Félix et Meira (Maxime Giroux, 2014). Sección Oficial
Cuando la religión es una opresión surgen los conflictos, y es lo que le pasa a Meira, que tiene que esconder sus vinilos debajo del sofá para escucharlos secretamente en soledad, y no puede mirar a los ojos de otro hombre que no sea su marido el rabino. Meira, cuya función en esta vida es servir a su esposo y tener muchos hijos, cuantos más mejor. Meira, que disfrutaría enfundándose unos vaqueros pero que debe vestir a la “moda” jasídica. Cuando Felix se le acerca con intenciones picaronas, se siente atraída por el hombre que se ha fijado en ella, pero también por las posibilidades que a su lado se le ofrecen. Con él puede olvidarse de las tradiciones que odia, pero a la vez siente temor por desviarse de la senda que lleva recorriendo toda una vida. El film del canadiense Giroux deambula por esta relación al límite, siempre desde la óptica de Meira, esquivando mostrar el punto de vista del fundamentalista esposo (en ocasiones incluso ridiculizado, como cuando descubre a Meira con Felix y le pega de forma infantil). Sin dejar de lado cierto posicionamiento en este aspecto que puede llegar a desvirtuar sus intenciones, o más bien dejarlas al descubierto, se mantiene a flote con puntuales destellos cómicos (la divertidísima conversación de los latinos respecto al baile de Félix o la incursión de este disfrazado de judío en la fiesta en casa de Meira, son dignas de mención aparte) pero, como ocurre con la chilena La voz en off, no está a la altura de una sección oficial con títulos verdaderamente interesantes desde un punto de vista cinematográfico más allá de la mera anécdota o el chascarrillo.
Eden (Mia Hansen-Løve, 2014). Sección Oficial
La cuarta película de Mia Hansen-Løve viene a confirmarnos lo que sospechábamos desde la primera: la directora francesa es su propia precursora, su propio medio y su propio fin. Su cine es único sin tener que demostrarlo todo el tiempo, es la evolución del drama contemporáneo, sin revoluciones pintorescas ni cadáveres genéricos por el camino, es el espejo del tiempo vivido para ser (re)vivido otra vez. Como la niña de Todo está perdonado (2007), como la mujer de El padre de mis hijos (2009), como la adolescente de Un amor de juventud (2011). Aquí es Paul (personaje basado en el hermano de la propia directora) el que capitaliza el paso del tiempo, el despertar de los sueños, la raya (de cocaína y temblor, en este caso) que divide nuestra existencia en dos ya para siempre. Su presencia es la banda sonora, es el ritmo, la melodía y el compás, es el remix del dolor que parece inexistente pero que está ahí, como el ruidito que hace mi ordenador mientras escribo esto u otra cualquier cosa. La música es la metáfora y la protagonista, es el personaje que canaliza la frustración de haber triunfado demasiado pronto o de reconocer que vivir es un fracaso constante terminado con el chimpún de la muerte. El personaje de Cyril lo representa muy bien, pero también el de Julia o Sofie. O el del que estaba sentado delante mía, o del que se le sentaba justo detrás.
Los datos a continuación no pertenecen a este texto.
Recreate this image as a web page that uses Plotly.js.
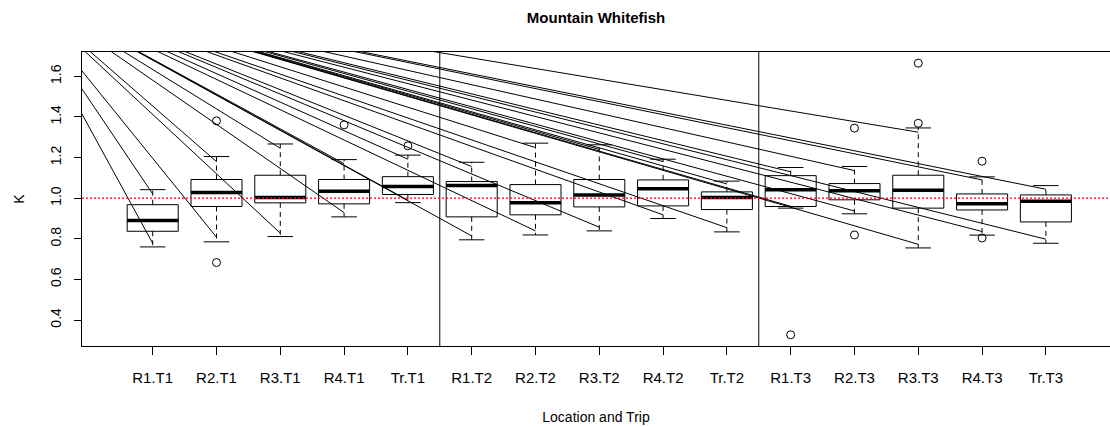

Chrieg (Simon Jacquemet, 2014). Nuevos directores
Cine suizo y cine social son demasiadas pocas palabras separadas para tantas muchas sensaciones juntas. Uno apuesta por estas cosas igual que se pone a ver un Levante-Getafe o invita a un chupito de Jägermeister a la más pelirroja de la discoteca. Porque uno es un así, porque la vida es asá. Pero luego sirve para algo siempre. Como constatar que el daño que le hizo Fincher o Tarantino al cine norteamericano es parecido el que está produciendo Haneke o los Dardenne al cine europeo. Porque Chrieg es más de lo mismo pero peor, porque no pasa de ser una propuesta pretenciosa y desdibujada sobre las vicisitudes del alma enferma del más viejo continente, de su violencia latente, de sus modales lactantes a su hipocresía creciente, de sus guerras internas, de sus concilios unilaterales, de la oscuridad de su alma de fogueo. De rebeldes que no lo son, de racismo que sí lo es, de padres que castigan a su hijos y de hijos que descalabran a sus hermanos. Simon Jacquemet se queda en la superficie, en la mimesis antes que en la simbiosis, mientras que se retuerce con un argumento que progresa a golpe de incoherencias y que sigue hacia delante a pesar de su propia incapacidad para continuar. No se precipita porque ya está abajo del precipicio, no se equivoca porque todo parte de un error, no nos aflige porque apenas tiene voz (ni voto) en su propia creación.